The Increase of Rent and Mortgage Interest (War Restrictions) Act, 1915 (Rent Restrictions Act) is an Act of the Parliament of the United Kingdom which restricted increases in rent and the rate of mortgage interest during World War I. The Act was in place on 25 November 1915 with its restrictions retrospectively in place from 4 August 1914.[1]

The Act was, in part,[2] a result of a rent strike which had taken place in Glasgow between 191415 as landlords sought to capitalise on the large influx of people into Glasgow that the promise of war and munitions work had brought into Glasgow.
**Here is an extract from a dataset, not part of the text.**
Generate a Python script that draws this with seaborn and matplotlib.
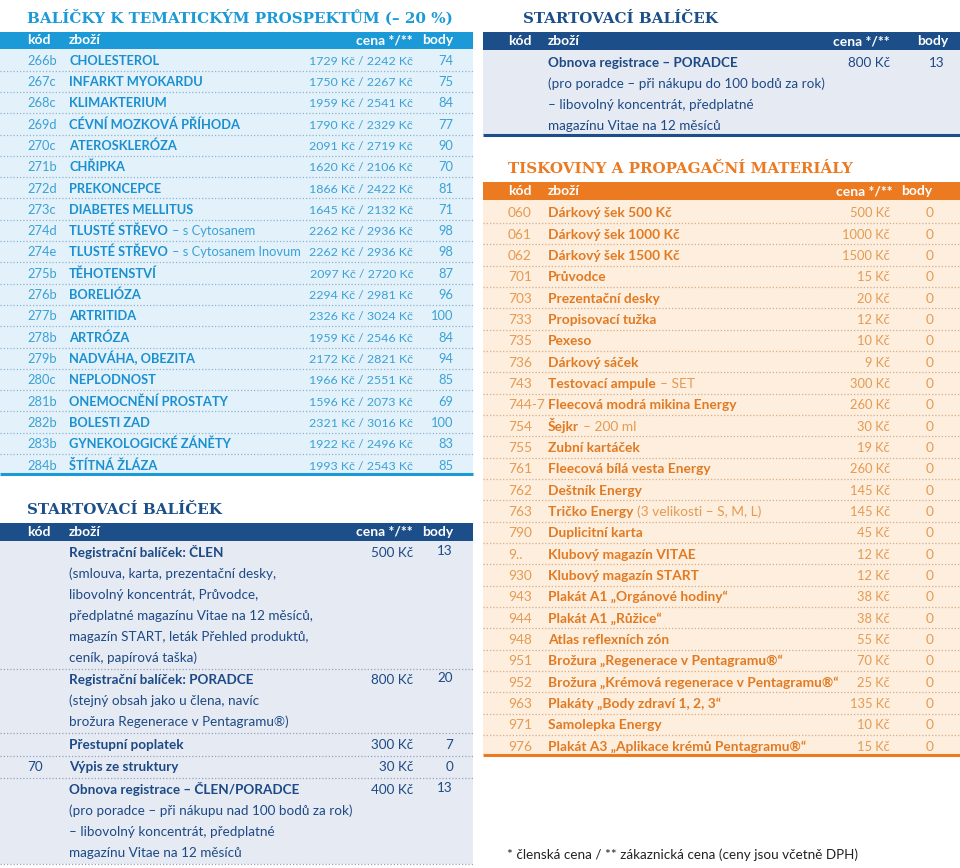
import matplotlib
matplotlib.use("Agg")
import matplotlib.pyplot as plt
from matplotlib.patches import Rectangle
import seaborn as sns

# ---------------- data ----------------
header_labels = ["kód", "zboží", "cena */**", "body"]

thematic_title = "BALÍČKY K TEMATICKÝM PROSPEKTŮM (– 20 %)"
thematic_codes = ["266b", "267c", "268c", "269d", "270c", "271b", "272d", "273c", "274d", "274e",
                  "275b", "276b", "277b", "278b", "279b", "280c", "281b", "282b", "283b", "284b"]
thematic_names = ["CHOLESTEROL", "INFARKT MYOKARDU", "KLIMAKTERIUM", "CÉVNÍ MOZKOVÁ PŘÍHODA",
                  "ATEROSKLERÓZA", "CHŘIPKA", "PREKONCEPCE", "DIABETES MELLITUS", "TLUSTÉ STŘEVO",
                  "TLUSTÉ STŘEVO", "TĚHOTENSTVÍ", "BORELIÓZA", "ARTRITIDA", "ARTRÓZA",
                  "NADVÁHA, OBEZITA", "NEPLODNOST", "ONEMOCNĚNÍ PROSTATY", "BOLESTI ZAD",
                  "GYNEKOLOGICKÉ ZÁNĚTY", "ŠTÍTNÁ ŽLÁZA"]
thematic_notes = ["", "", "", "", "", "", "", "", "– s Cytosanem", "– s Cytosanem Inovum",
                  "", "", "", "", "", "", "", "", "", ""]
thematic_member = [1729, 1750, 1959, 1790, 2091, 1620, 1866, 1645, 2262, 2262,
                   2097, 2294, 2326, 1959, 2172, 1966, 1596, 2321, 1922, 1993]
thematic_customer = [2242, 2267, 2541, 2329, 2719, 2106, 2422, 2132, 2936, 2936,
                     2720, 2981, 3024, 2546, 2821, 2551, 2073, 3016, 2496, 2543]
thematic_points = [74, 75, 84, 77, 90, 70, 81, 71, 98, 98, 87, 96, 100, 84, 94, 85, 69, 100, 83, 85]

start_title = "STARTOVACÍ BALÍČEK"
start_codes = ["", "", "", "70", ""]
start_names = ["Registrační balíček: ČLEN", "Registrační balíček: PORADCE", "Přestupní poplatek",
               "Výpis ze struktury", "Obnova registrace – ČLEN/PORADCE"]
start_details = [
    ["(smlouva, karta, prezentační desky,", "libovolný koncentrát, Průvodce,",
     "předplatné magazínu Vitae na 12 měsíců,", "magazín START, leták Přehled produktů,",
     "ceník, papírová taška)"],
    ["(stejný obsah jako u člena, navíc", "brožura Regenerace v Pentagramu®)"],
    [],
    [],
    ["(pro poradce – při nákupu nad 100 bodů za rok)", "– libovolný koncentrát, předplatné",
     "magazínu Vitae na 12 měsíců"],
]
start_prices = [500, 800, 300, 30, 400]
start_points = [13, 20, 7, 0, 13]

renew_names = ["Obnova registrace – PORADCE"]
renew_details = [["(pro poradce – při nákupu do 100 bodů za rok)", "– libovolný koncentrát, předplatné",
                  "magazínu Vitae na 12 měsíců"]]
renew_prices = [800]
renew_points = [13]

print_title = "TISKOVINY A PROPAGAČNÍ MATERIÁLY"
print_codes = ["060", "061", "062", "701", "703", "733", "735", "736", "743", "744-7", "754", "755",
               "761", "762", "763", "790", "9..", "930", "943", "944", "948", "951", "952", "963",
               "971", "976"]
print_names = ["Dárkový šek 500 Kč", "Dárkový šek 1000 Kč", "Dárkový šek 1500 Kč", "Průvodce",
               "Prezentační desky", "Propisovací tužka", "Pexeso", "Dárkový sáček", "Testovací ampule",
               "Fleecová modrá mikina Energy", "Šejkr", "Zubní kartáček", "Fleecová bílá vesta Energy",
               "Deštník Energy", "Tričko Energy", "Duplicitní karta", "Klubový magazín VITAE",
               "Klubový magazín START", "Plakát A1 „Orgánové hodiny“", "Plakát A1 „Růžice“",
               "Atlas reflexních zón", "Brožura „Regenerace v Pentagramu®“",
               "Brožura „Krémová regenerace v Pentagramu®“", "Plakáty „Body zdraví 1, 2, 3“",
               "Samolepka Energy", "Plakát A3 „Aplikace krémů Pentagramu®“"]
print_notes = ["", "", "", "", "", "", "", "", "– SET", "", "– 200 ml", "", "", "", "(3 velikosti – S, M, L)",
               "", "", "", "", "", "", "", "", "", "", ""]
print_prices = [500, 1000, 1500, 15, 20, 12, 10, 9, 300, 260, 30, 19, 260, 145, 145, 45, 12, 12,
                38, 38, 55, 70, 25, 135, 10, 15]
print_points = [0] * 26

footnote = "* členská cena / ** zákaznická cena (ceny jsou včetně DPH)"

# ---------------- style ----------------
sns.set_theme(style="white")
SANS = ["Lato", "DejaVu Sans"]
SERIF = ["DejaVu Serif"]
plt.rcParams["font.family"] = SANS

LB_HEAD, LB_BG, LB_NAME, LB_SOFT, LB_DOT = "#1c9ad8", "#e3f1fa", "#1a90d0", "#3aa2d6", "#8db5d3"
DB_HEAD, DB_BG, DB_TEXT, DB_DOT = "#1c4f8a", "#e6eaf3", "#1c4a86", "#97a3bd"
OR_HEAD, OR_BG, OR_NAME, OR_SOFT, OR_DOT = "#eb7a21", "#fdeedd", "#e27a22", "#e69a52", "#d9ad86"

FS_TH = 9.3      # thematic rows
FS_PRICE = 8.9   # thematic prices
FS_DB = 9.7      # starter sections
FS_OR = 9.9      # printed materials
FS_OR_PRICE = 9.3
FS_HEAD = 10.0
TFS = 10.9

fig = plt.figure(figsize=(9.6, 8.68), dpi=100)
ax = fig.add_axes([0, 0, 1, 1])
ax.set_xlim(0, 960)
ax.set_ylim(868, 0)
ax.axis("off")
renderer = fig.canvas.get_renderer()


def txt(x, y, s, size, weight="normal", color="k", ha="left", family=SANS):
    return ax.text(x, y, s, fontsize=size, fontweight=weight, color=color, ha=ha,
                   va="baseline", family=family)


def rich(x, y, bold, light, c_bold, c_light, size):
    t = txt(x, y, bold, size, weight="bold", color=c_bold)
    if light:
        w = t.get_window_extent(renderer).width
        txt(x + w + 4, y, light, size, color=c_light)


def rect(x0, y0, x1, y1, color):
    ax.add_patch(Rectangle((x0, y0), x1 - x0, y1 - y0, facecolor=color, edgecolor="none", zorder=0))


def dots(y, x0, x1, color):
    ax.hlines(y, x0, x1, colors=color, linestyles=(0, (1, 1.6)), lw=0.9, zorder=1)


def header(y0, y1, x0, x1, color, xs):
    rect(x0, y0, x1, y1, color)
    base = y1 - 5
    txt(xs[0], base, header_labels[0], FS_HEAD, weight="bold", color="white")
    txt(xs[1], base, header_labels[1], FS_HEAD, weight="bold", color="white")
    txt(xs[2], base, header_labels[2], FS_HEAD, weight="bold", color="white", ha="right")
    txt(xs[3], base, header_labels[3], FS_HEAD, weight="bold", color="white", ha="right")


BL = 4.8  # baseline offset from row centre

# ---------------- left: thematic packages ----------------
L0, L1 = 0, 473
txt(27, 23, thematic_title, TFS, weight="bold", color=LB_HEAD, family=SERIF)
header(31.5, 49.3, L0, L1, LB_HEAD, [27, 69, 413, 453])
pitch = 21.3
rows_y = [60 + i * pitch for i in range(len(thematic_codes))]
rect(L0, 49.3, L1, rows_y[-1] + 9.5, LB_BG)
for i, y in enumerate(rows_y):
    txt(27, y + BL, thematic_codes[i], FS_TH, color=LB_SOFT)
    rich(69, y + BL, thematic_names[i], thematic_notes[i], LB_NAME, LB_SOFT, FS_TH)
    txt(413, y + BL, f"{thematic_member[i]} Kč / {thematic_customer[i]} Kč", FS_PRICE,
        color=LB_SOFT, ha="right")
    txt(453, y + BL, str(thematic_points[i]), FS_TH, color=LB_SOFT, ha="right")
    if i < len(rows_y) - 1:
        dots(y + pitch / 2, L0, L1, LB_DOT)
ax.hlines(rows_y[-1] + 9.5, L0, L1, colors=LB_HEAD, lw=2.2, zorder=2)

# ---------------- left: starter packages ----------------
txt(27, 513.5, start_title, TFS, weight="bold", color=DB_HEAD, family=SERIF)
header(522.7, 541, L0, L1, DB_HEAD, [27, 69, 413, 453])
lp, gap_before, gap_after = 21.0, 11.5, 11.0
y = 552
seps = []
for i, name in enumerate(start_names):
    txt(27, y + BL, start_codes[i], FS_DB, color=DB_TEXT)
    txt(69, y + BL, name, FS_DB, weight="bold", color=DB_TEXT)
    txt(413, y + BL, f"{start_prices[i]} Kč", FS_DB, color=DB_TEXT, ha="right")
    txt(453, y + BL - (2 if start_details[i] else 0), str(start_points[i]), FS_DB,
        color=DB_TEXT, ha="right")
    for k, line in enumerate(start_details[i]):
        txt(69, y + (k + 1) * lp + BL, line, FS_DB, color=DB_TEXT)
    sep = y + len(start_details[i]) * lp + gap_before
    seps.append(sep)
    y = sep + gap_after
rect(L0, 541, L1, seps[-1], DB_BG)
for s in seps:
    dots(s, L0, L1, DB_DOT)

# ---------------- right: starter renewal ----------------
R0, R1 = 483, 960
txt(523, 22.7, start_title, TFS, weight="bold", color=DB_HEAD, family=SERIF)
header(31.7, 50, R0, R1, DB_HEAD, [508, 548, 890, 948])
y = 62
for i, name in enumerate(renew_names):
    txt(548, y + BL, name, FS_DB, weight="bold", color=DB_TEXT)
    txt(890, y + BL, f"{renew_prices[i]} Kč", FS_DB, color=DB_TEXT, ha="right")
    txt(945, y + BL, str(renew_points[i]), FS_DB, color=DB_TEXT, ha="right")
    for k, line in enumerate(renew_details[i]):
        txt(548, y + (k + 1) * lp + BL, line, FS_DB, color=DB_TEXT)
    bottom = y + len(renew_details[i]) * lp + 10
rect(R0, 50, R1, bottom, DB_BG)
ax.hlines(bottom, R0, R1, colors=DB_HEAD, lw=2.2, zorder=2)

# ---------------- right: printed materials ----------------
txt(508, 173.3, print_title, TFS, weight="bold", color=OR_HEAD, family=SERIF)
header(181.7, 200, R0, R1, OR_HEAD, [508, 548, 893, 932])
pitch2 = 21.33
rows2 = [212.5 + i * pitch2 for i in range(len(print_codes))]
rect(R0, 200, R1, rows2[-1] + 9.5, OR_BG)
for i, y in enumerate(rows2):
    txt(508, y + BL, print_codes[i], FS_OR, color=OR_SOFT)
    rich(548, y + BL, print_names[i], print_notes[i], OR_NAME, OR_SOFT, FS_OR)
    txt(890, y + BL, f"{print_prices[i]} Kč", FS_OR_PRICE, color=OR_SOFT, ha="right")
    txt(930, y + BL, str(print_points[i]), FS_OR, color=OR_SOFT, ha="center")
    if i < len(rows2) - 1:
        dots(y + pitch2 / 2, R0, R1, OR_DOT)
ax.hlines(rows2[-1] + 9.5, R0, R1, colors=OR_HEAD, lw=2.2, zorder=2)

txt(507, 859, footnote, FS_DB, color="#222222")

fig.savefig("out.png", dpi=100, facecolor="white")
At its peak the rent strike involved as many as 20,000 people with its influence extending to other working-class communities in the UK.[3] The crisis of the rent strike was brought to a head when Mr. Nicholson,[4] a factor in the Partick area of the city, sought the prosecution of eighteen strikers in the small debt court. On 17 November 1915, thousands of shipyard workers came out on strike and alongside what had become known as "Mrs Barbour's Army" descended on the court in Brunswick Place, Glasgow. Despite the possibility of further industrial unrest disrupting the supply of war munitions, the factor insisted on pursuing the case. Only when it was revealed that David Lloyd George had telephoned Nicholson's solicitor urging the prosecution to wait on the findings of a parliamentary Commission of Inquiry was the prosecution dropped. Within a month of the court case the Rent Restrictions Act was in place, and was designed to stop landlords from profiteering during the war years when housing demand was high and supply was low.[5]

The act was divided into five sections:

  1. Restrictions on raising rent or rate of mortgage interest
  2. Interpretation and application
  3. Rules as to procedure
  4. Application to Scotland and Ireland
  5. Short title and duration[1]

The Act was initially intended as a temporary measure lasting during the continuance of the war and for a period of until six months after the end of the war.[1] although certain sections were not actually repealed until 1989 when rents were deregulated during the third term of Margaret Thatcher's Conservative government.[5]

References

  1. "97". 1914-16 The Public General Acts Passed in the Fifth and Sixth Years of the Reign of King George the Fifth; Being the Fifth Session of the Thirtieth Parliament of the United Kingdom and Ireland. 1916. pp. 345–351.
  2. Castells, Manuel (1983). "The Industrial City and the Working-Class: The Glasgow Rent Strike of 1915". The City and The Grassroots. London: Edward Arnold. p. 27. ISBN 0-7131-6370-4.
  3. Burness, Catriona (2015). Gall, Gregor; Phillips, Jim (eds.). "Remember Mary Barbour". Scottish Labour History. The Scottish Labour History Society. 50: 85. ISSN 1472-6041.
  4. Craig, Maggie (2011). "13". When The Clyde Ran Red. Edinburgh: Mainstream. p. 115. ISBN 978-1-84596-735-2.
  5. Research Paper (22 October 2013). "The historical context of rent control in the private rented sector". www.Parliament.UK. House of Commons Library. Retrieved 10 January 2016.